海の潮が引いたり、川や湖が減水すると、思いがけず大量の根掛かりルアーを拾うことができたりします。
根掛かりして放置されたルアーは、法律上はゴミ扱いになる可能性が高いので、持って帰ってしまっても問題ないでしょうし、ほとんどの釣り人がそうしているでしょう。
中にはそれらを大量に売って財を成す人までいるようですが、普通は自分で使うことになると思います。
そして、誰もがこんな経験をすることになるのです。
「この拾ったルアーは、妙に釣れるな」
拾ったルアー最強伝説。
ある晴れた春の日の早朝、雪と氷の中で小一時間ほど、私はその年初めての釣りをしました。

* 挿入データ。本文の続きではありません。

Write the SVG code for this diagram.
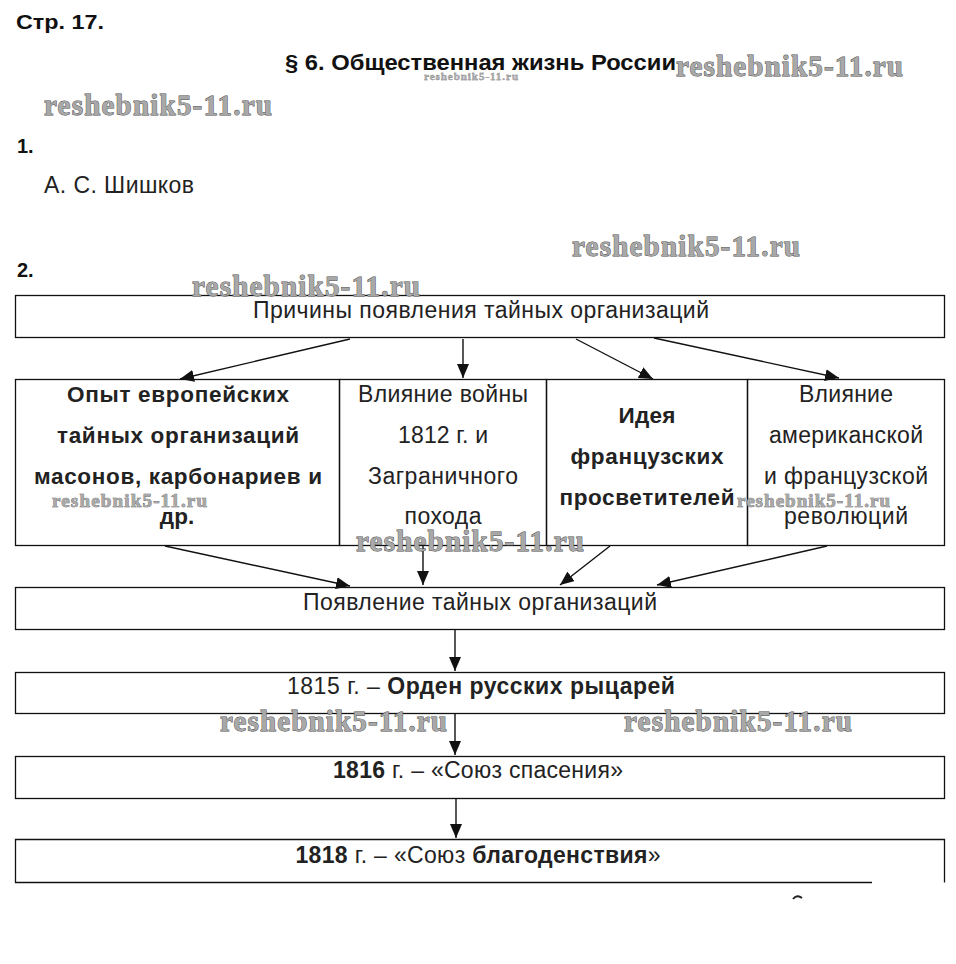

結果的に魚は全く釣れなかったのですが、ルアーを一つ拾いました。
そのルアーは、私がよく使うものと同じでしたが、自分では買わないような、好みではない色のものでした。
次に釣りに行った日、私はそのルアーを一番に使ってみました。好みの色でなくても形は間違いないものだし、拾ったものだから真っ先に根掛かりしてなくしても痛くもないからです。
するとどうでしょう。すぐに魚が2匹も釣れました。
真っ先に根掛かりして失くしてもよいものだったはずなのに、一軍ルアーに一瞬にして格上げです。
その後も、何度か根掛かりしかけるというピンチを乗り越えながら、その拾ったルアーの快進撃は続き、結局その年にルアーで釣った魚の半分近くは、そのルアー1つで釣ってしまったのです。
私は「このルアーには、神が宿っているに違いない」と思い、その年の冬に使用用に同じカラーのルアーをいくつか買い、拾ったものは殿堂入りさせ、家に大事に奉られています。
拾ったルアーが釣れる理由。
神が宿っているなんてオカルト的な理由はさておき、拾ったルアーがよく釣れるとされる理由はちゃんとあります。
その釣り場のヒットルアーである可能性があるから。
現場であるその釣り場で拾ったということは、その場所で確かに使っていた人が居たということであり、その人がその釣り場で魚を釣りまくっている人だったとすれば、そのルアーは実績のあるものであるということになります。
しかし、根掛かりさせた人が、超絶釣りの下手な人である可能性もあるわけで、必ずしも実績のあるものだとは限らないでしょう。
あくまで、「ヒットルアーかもしれない」程度の小さな可能性であると思います。
失っても怖くないので、ギリギリを攻められるから。
拾ったルアーはタダで手に入れたものですから、失っても痛くも痒くもありません。
こうなってくると、釣り人は普段なら躊躇してしまうような、障害物ギリギリやボトムスレスレなどを、思いきって攻めることができます。
その結果、普段は釣れなかったような魚まで、拾ったルアーでは釣れてしまうという可能性はあるでしょう。
しかし、これに気を良くして、ガンガン際どい所を釣っていると、ほぼ確実にルアーは再び水中に取り残されることになります。
「短い付き合いだったな」と、拾ったルアーとはすぐ別れることになるのは、釣り人あるあるなのではないでしょうか。
このように拾ったルアーというものは、何だかんだ言って、よく釣れる可能性があるものです。
また、釣り場の環境への悪影響という問題を考えても、ルアーを拾うことは悪いことではないでしょう。
多少錆びていたり泥だらけでも爆釣ルアーかもしれません。周りのラインも含めて、見かけたらしっかりと回収したいものです。